Any profit or gain that emerges from the sale of a ‘capital asset’ which can be either property or any investment, is called as capital gain. This gain or profit falls under the category of income, so you will have to pay tax for that amount in the year in which the transfer of the capital asset takes place. This is called as the capital gains tax, and it can be short-term or long-term.
Capital gains are not applied to an inherited property as there is no sale of the asset and only a transfer of ownership. Assets received as gifts by way of inheritance or will has been exempted by The Income Tax Act. But if the person who inherited the asset decides to sell it, capital gains tax will be applicable.
Any Land, building, house or property, vehicles, patents, trademarks, leasehold rights, machinery, jewellery comes under the capital assets. It also includes having rights in or in relation to an Indian company.

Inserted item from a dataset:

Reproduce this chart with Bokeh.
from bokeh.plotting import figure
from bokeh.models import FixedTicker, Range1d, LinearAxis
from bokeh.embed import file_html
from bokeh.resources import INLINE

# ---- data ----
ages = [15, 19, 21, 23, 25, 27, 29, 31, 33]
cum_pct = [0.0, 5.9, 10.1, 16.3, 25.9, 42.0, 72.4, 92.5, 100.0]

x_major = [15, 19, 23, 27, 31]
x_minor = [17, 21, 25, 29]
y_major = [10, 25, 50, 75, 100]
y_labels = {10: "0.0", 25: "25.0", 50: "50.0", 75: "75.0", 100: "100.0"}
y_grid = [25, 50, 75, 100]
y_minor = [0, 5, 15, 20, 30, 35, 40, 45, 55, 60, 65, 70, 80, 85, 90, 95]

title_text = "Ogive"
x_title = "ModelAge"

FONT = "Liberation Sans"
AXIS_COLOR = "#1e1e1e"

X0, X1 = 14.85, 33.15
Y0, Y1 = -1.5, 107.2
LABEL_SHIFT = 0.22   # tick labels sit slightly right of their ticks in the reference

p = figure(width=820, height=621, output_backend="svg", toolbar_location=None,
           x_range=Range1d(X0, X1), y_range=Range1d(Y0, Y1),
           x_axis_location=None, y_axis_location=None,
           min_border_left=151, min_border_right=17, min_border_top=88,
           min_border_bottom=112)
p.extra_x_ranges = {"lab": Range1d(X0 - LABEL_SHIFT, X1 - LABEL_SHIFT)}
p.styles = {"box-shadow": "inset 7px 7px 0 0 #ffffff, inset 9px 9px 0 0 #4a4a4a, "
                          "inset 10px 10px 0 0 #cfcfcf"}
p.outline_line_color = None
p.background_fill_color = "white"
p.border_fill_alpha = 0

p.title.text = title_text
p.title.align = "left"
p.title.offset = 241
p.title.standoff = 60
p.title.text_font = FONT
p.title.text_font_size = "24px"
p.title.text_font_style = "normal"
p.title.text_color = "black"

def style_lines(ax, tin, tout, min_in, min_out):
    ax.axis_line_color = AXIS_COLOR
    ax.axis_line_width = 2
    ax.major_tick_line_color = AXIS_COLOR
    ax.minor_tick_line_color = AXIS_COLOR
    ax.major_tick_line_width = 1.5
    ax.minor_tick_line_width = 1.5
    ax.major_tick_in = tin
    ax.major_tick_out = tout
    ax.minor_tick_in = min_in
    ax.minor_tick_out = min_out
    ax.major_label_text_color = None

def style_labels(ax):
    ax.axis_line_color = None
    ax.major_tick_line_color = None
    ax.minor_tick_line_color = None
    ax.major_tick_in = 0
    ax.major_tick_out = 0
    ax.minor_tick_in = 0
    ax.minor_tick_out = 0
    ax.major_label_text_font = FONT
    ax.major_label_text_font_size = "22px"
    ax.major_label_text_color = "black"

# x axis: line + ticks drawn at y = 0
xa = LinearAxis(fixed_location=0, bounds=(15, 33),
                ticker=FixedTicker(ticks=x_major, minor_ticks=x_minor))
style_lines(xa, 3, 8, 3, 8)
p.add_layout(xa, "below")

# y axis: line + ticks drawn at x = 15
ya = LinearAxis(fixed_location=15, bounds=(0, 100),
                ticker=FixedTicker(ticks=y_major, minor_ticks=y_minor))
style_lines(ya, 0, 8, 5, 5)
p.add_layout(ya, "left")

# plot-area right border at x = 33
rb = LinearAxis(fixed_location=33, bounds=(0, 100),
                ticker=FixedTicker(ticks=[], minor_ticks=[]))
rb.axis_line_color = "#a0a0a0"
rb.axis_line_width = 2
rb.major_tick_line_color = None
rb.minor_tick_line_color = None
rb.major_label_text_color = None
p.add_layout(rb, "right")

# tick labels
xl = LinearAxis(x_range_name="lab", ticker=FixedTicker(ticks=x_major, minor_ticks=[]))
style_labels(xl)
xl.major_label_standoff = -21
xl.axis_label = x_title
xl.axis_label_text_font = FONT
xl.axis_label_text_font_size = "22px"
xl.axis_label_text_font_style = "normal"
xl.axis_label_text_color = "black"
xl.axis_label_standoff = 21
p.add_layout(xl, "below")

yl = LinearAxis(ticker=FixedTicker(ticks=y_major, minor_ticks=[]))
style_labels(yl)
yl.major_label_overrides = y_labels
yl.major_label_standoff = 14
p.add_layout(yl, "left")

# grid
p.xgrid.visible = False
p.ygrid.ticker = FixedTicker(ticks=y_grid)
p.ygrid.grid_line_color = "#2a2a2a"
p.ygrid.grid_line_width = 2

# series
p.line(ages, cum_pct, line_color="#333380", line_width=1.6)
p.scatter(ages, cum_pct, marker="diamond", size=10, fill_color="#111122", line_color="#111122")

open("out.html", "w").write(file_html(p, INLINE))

This is broadly divided into two categories – Short term and Long Term Capital assets.
For instance, if you sell any house or property after holding it for a minimum period of 24 months, any income arising will be treated as long-term capital gain provided that property is sold after the financial year end as on 31st March 2017.
Some assets are considered short-term capital assets even if they are held for 12 months or less. This is applicable if the date of transfer is post 10th July 2014 (where the date of purchase is not relevant).
If an asset is acquired by gift, will, succession or inheritance, the period for which the asset was held by the previous owner is also included while determining if it’s a short term or a long-term capital asset. For bonus and rights shares, the period of holding is counted from the date of allotment of bonus shares or rights shares respectively.
Gains from the sale of debt funds and equity funds are managed differently. Any fund that invests heavily in equities which are more than 65% of their total portfolio is called an equity fund.
Debt Funds –
To be qualified as a long term capital asset, any Debt mutual funds have to be held for more than 36 months. So you have to remain invested in these funds for at least 3 years to get the benefit of long-term capital gains tax. If redeemed within 3 years, the capital gains will be included in your income and taxed as per your income tax slab rate.